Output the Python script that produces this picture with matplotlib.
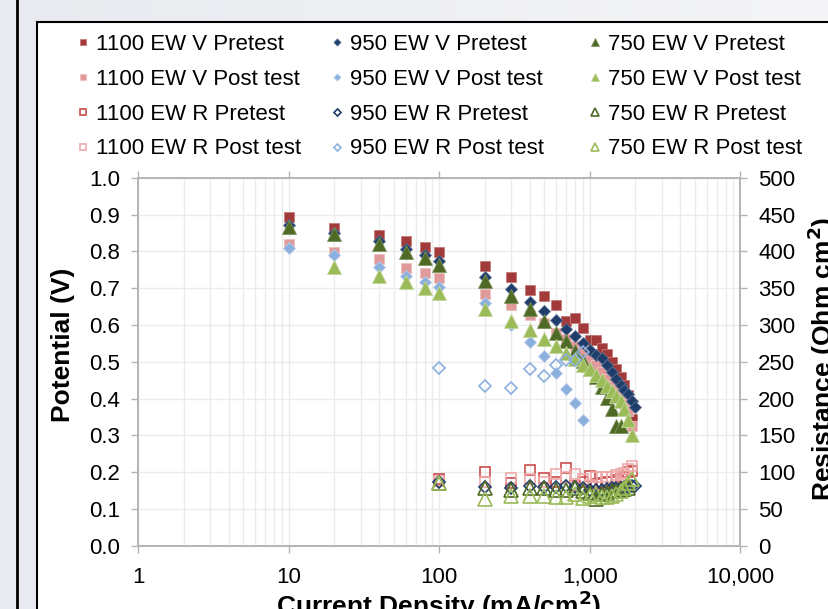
import numpy as np
import matplotlib
matplotlib.use("Agg")
import matplotlib.pyplot as plt
from matplotlib.patches import Rectangle
from matplotlib.ticker import FixedLocator, FuncFormatter, NullFormatter

plt.rcParams['font.family'] = ['Liberation Sans', 'DejaVu Sans']

# current density (mA/cm2) and potential (V) for the polarisation curves
cd_1100_pre = [10, 20, 40, 60, 80, 100, 200, 300, 400, 500, 600, 700, 800, 900, 1000,
               1100, 1200, 1300, 1400, 1500, 1600, 1700, 1800, 1900]
v_1100_pre = [0.894, 0.863, 0.843, 0.828, 0.811, 0.799, 0.759, 0.730, 0.695, 0.678, 0.655,
              0.611, 0.618, 0.592, 0.558, 0.558, 0.536, 0.520, 0.498, 0.479, 0.458, 0.436,
              0.410, 0.345]

cd_1100_post = [10, 20, 40, 60, 80, 100, 200, 300, 400, 500, 600, 700, 800, 900, 1000,
                1100, 1200, 1300, 1400, 1500, 1600, 1700, 1800, 1900]
v_1100_post = [0.821, 0.798, 0.778, 0.754, 0.740, 0.728, 0.685, 0.653, 0.627, 0.604, 0.579,
               0.562, 0.542, 0.528, 0.510, 0.490, 0.471, 0.453, 0.433, 0.420, 0.402, 0.385,
               0.365, 0.326]

cd_950_pre = [10, 20, 40, 60, 80, 100, 200, 300, 400, 500, 600, 700, 800, 900, 1000,
              1100, 1200, 1300, 1400, 1500, 1600, 1700, 1800, 1900, 2000]
v_950_pre = [0.872, 0.851, 0.827, 0.806, 0.789, 0.774, 0.730, 0.697, 0.662, 0.637, 0.613,
             0.590, 0.571, 0.551, 0.532, 0.517, 0.509, 0.490, 0.471, 0.453, 0.438, 0.424,
             0.411, 0.392, 0.377]

cd_950_post = [10, 20, 40, 60, 80, 100, 200, 300, 400, 500, 600, 700, 800, 900]
v_950_post = [0.808, 0.789, 0.757, 0.734, 0.716, 0.702, 0.660, 0.600, 0.553, 0.515, 0.470,
              0.426, 0.388, 0.342]

cd_750_pre = [10, 20, 40, 60, 80, 100, 200, 300, 400, 500, 600, 700, 800, 900, 1000,
              1100, 1200, 1300, 1400, 1500, 1600]
v_750_pre = [0.865, 0.848, 0.820, 0.798, 0.783, 0.764, 0.719, 0.678, 0.642, 0.610, 0.577,
             0.555, 0.530, 0.503, 0.480, 0.458, 0.432, 0.402, 0.372, 0.326, 0.326]

cd_750_post = [20, 40, 60, 80, 100, 200, 300, 400, 500, 600, 700, 800, 900, 1000,
               1100, 1200, 1300, 1400, 1500, 1600, 1700, 1800, 1900]
v_750_post = [0.757, 0.732, 0.717, 0.699, 0.686, 0.644, 0.610, 0.586, 0.561, 0.542, 0.525,
              0.508, 0.492, 0.481, 0.465, 0.450, 0.435, 0.421, 0.408, 0.392, 0.372, 0.342,
              0.302]

# resistance (Ohm cm2)
cd_r = [100, 200, 300, 400, 500, 600, 700, 800, 900, 1000,
        1100, 1200, 1300, 1400, 1500, 1600, 1700, 1800, 1900]
r_1100_pre = [90, 100, 85, 103, 92, 86, 105, 81, 87, 95, 84, 85, 86, 87, 89, 91, 93, 100, 102]
r_1100_post = [88, 87, 92, 90, 87, 98, 93, 97, 90, 83, 93, 93, 93, 94, 96, 97, 99, 104, 108]

cd_r_950_pre = [100, 200, 300, 400, 500, 600, 700, 800, 900, 1000,
                1100, 1200, 1300, 1400, 1500, 1600, 1700, 1800, 1900, 2000]
r_950_pre = [86, 80, 78, 81, 80, 80, 81, 80, 78, 76, 76, 76, 77, 78, 78, 79, 80, 80, 81, 81]

cd_r_950_post = [100, 200, 300, 400, 500, 600, 700, 800, 900]
r_950_post = [241, 217, 214, 240, 231, 246, 252, 252, 263]

cd_r_750_pre = [100, 200, 300, 400, 500, 600, 700, 800, 900, 1000,
                1100, 1200, 1300, 1400, 1500, 1600, 1700, 1800]
r_750_pre = [85, 78, 76, 78, 78, 76, 76, 78, 75, 72, 63, 70, 72, 74, 75, 76, 77, 78]

r_750_post = [85, 63, 68, 68, 67, 66, 66, 70, 65, 68, 70, 66, 66, 68, 70, 74, 78, 85, 90]

W, H = 829, 609
fig = plt.figure(figsize=(W / 100, H / 100), dpi=100)

# slide-like background with white chart box
bg = fig.add_axes([0, 0, 1, 1], zorder=-10)
grad = np.linspace(0, 1, 256)[None, :]
bg.imshow(grad, cmap=matplotlib.colors.LinearSegmentedColormap.from_list(
    'g', ['#e8eaef', '#f5f5f7']), aspect='auto', extent=[0, W, 0, H])
bg.set_xlim(0, W)
bg.set_ylim(H, 0)
bg.add_patch(Rectangle((37, 22), 900, 700, facecolor='white', edgecolor='black', lw=1.5))
bg.plot([17, 17], [0, H], color='black', lw=2)
bg.axis('off')

ax = fig.add_axes([138.3 / W, 1 - 545.7 / H, 602 / W, 368 / H])
ax2 = ax.twinx()

gray = '#b4b4b4'
grid_c = '#ebebeb'

ax.set_xscale('log')
ax.set_xlim(1, 10000)
ax.set_ylim(0, 1.0)
ax2.set_ylim(0, 500)

ax.set_yticks(np.arange(0, 1.01, 0.1))
ax2.set_yticks(np.arange(0, 501, 50))
ax.yaxis.set_major_formatter(FuncFormatter(lambda v, p: f'{v:.1f}'))
ax.xaxis.set_major_locator(FixedLocator([1, 10, 100, 1000, 10000]))
ax.xaxis.set_major_formatter(FuncFormatter(lambda v, p: f'{v:,.0f}'))
ax.xaxis.set_minor_formatter(NullFormatter())

ax.grid(True, which='major', color=grid_c, lw=1)
ax.grid(True, which='minor', axis='x', color=grid_c, lw=1)
ax.set_axisbelow(True)

for a in (ax, ax2):
    for s in a.spines.values():
        s.set_color(gray)
        s.set_linewidth(1.2)
ax.tick_params(axis='both', which='major', direction='out', length=5, width=1,
               color=gray, labelsize=16, pad=8)
ax.tick_params(axis='x', which='major', top=True, pad=10)
ax.tick_params(axis='x', which='minor', length=0)
ax2.tick_params(axis='y', direction='out', length=5, width=1, color=gray,
                labelsize=16, pad=8)

ms_sq, ms_d, ms_t = 7, 6, 10

# voltage series on primary axis
ax.plot(cd_1100_pre, v_1100_pre, 's', color='#a33a3a', ms=ms_sq, mec='#c27a7a', mew=0.6, label='1100 EW V Pretest')
ax.plot(cd_1100_post, v_1100_post, 's', color='#e09a9a', ms=ms_sq, mec='#eec0c0', mew=0.6, label='1100 EW V Post test')
ax.plot(cd_950_pre, v_950_pre, 'D', color='#1f3d6b', ms=ms_d, mec='#5a7090', mew=0.6, label='950 EW V Pretest')
ax.plot(cd_950_post, v_950_post, 'D', color='#8cb0de', ms=ms_d, mec='#b8cde8', mew=0.6, label='950 EW V Post test')
ax.plot(cd_750_pre, v_750_pre, '^', color='#4e6a24', ms=ms_t, mec='#7f935f', mew=0.6, label='750 EW V Pretest')
ax.plot(cd_750_post, v_750_post, '^', color='#9bbb59', ms=ms_t, mec='#c2d69b', mew=0.6, label='750 EW V Post test')

# resistance series on secondary axis
ax2.plot(cd_r, r_1100_pre, 's', mfc='none', mec='#cc4c4c', ms=ms_sq, mew=1.2, label='1100 EW R Pretest')
ax2.plot(cd_r, r_1100_post, 's', mfc='none', mec='#eeaaaa', ms=ms_sq, mew=1.2, label='1100 EW R Post test')
ax2.plot(cd_r_950_pre, r_950_pre, 'D', mfc='none', mec='#1f3d6b', ms=ms_d, mew=1.2, label='950 EW R Pretest')
ax2.plot(cd_r_950_post, r_950_post, 'D', mfc='none', mec='#8cb0de', ms=ms_d, mew=1.2, label='950 EW R Post test')
ax2.plot(cd_r_750_pre, r_750_pre, '^', mfc='none', mec='#4e6a24', ms=ms_t, mew=1.2, label='750 EW R Pretest')
ax2.plot(cd_r, r_750_post, '^', mfc='none', mec='#9bbb59', ms=ms_t, mew=1.2, label='750 EW R Post test')

# legend: three equal columns like the original
h1, l1 = ax.get_legend_handles_labels()
h2, l2 = ax2.get_legend_handles_labels()
handles = dict(zip(l1 + l2, h1 + h2))
columns = [
    ['1100 EW V Pretest', '1100 EW V Post test', '1100 EW R Pretest', '1100 EW R Post test'],
    ['950 EW V Pretest', '950 EW V Post test', '950 EW R Pretest', '950 EW R Post test'],
    ['750 EW V Pretest', '750 EW V Post test', '750 EW R Pretest', '750 EW R Post test'],
]
col_x = [76, 330, 588]
for cx, labels in zip(col_x, columns):
    fig.legend([handles[l] for l in labels], labels, loc='upper left',
               bbox_to_anchor=(cx / W, 1 - 34 / H), frameon=False, fontsize=16,
               handlelength=0.6, handletextpad=0.3, borderpad=0, borderaxespad=0,
               labelspacing=0.62, markerscale=0.6)

fig.text(63 / W, 1 - 345 / H, 'Potential (V)', rotation=90, ha='center', va='center',
         fontsize=19, fontweight='bold')
fig.text(439 / W, 1 - 589 / H, 'Current Density (mA/cm$^\\mathbf{2}$)', ha='center', va='top',
         fontsize=19, fontweight='bold')
fig.text(822 / W, 1 - 359 / H, 'Resistance (Ohm cm$^\\mathbf{2}$)', rotation=90, ha='center',
         va='center', fontsize=19, fontweight='bold')

fig.savefig('out.png', dpi=100)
□ □ □ □ □
◆ **TASK PROMPT**
Repeat exactly and only the lines from the start of the data above through the line that holds "plt.rcParams['font.family'] = ['Liberation", inclusive. Pictures do not belong in the copy.

◆ **OUTPUT BELOW**
Output the Python script that produces this picture with matplotlib.
import numpy as np
import matplotlib
matplotlib.use("Agg")
import matplotlib.pyplot as plt
from matplotlib.patches import Rectangle
from matplotlib.ticker import FixedLocator, FuncFormatter, NullFormatter

plt.rcParams['font.family'] = ['Liberation Sans', 'DejaVu Sans']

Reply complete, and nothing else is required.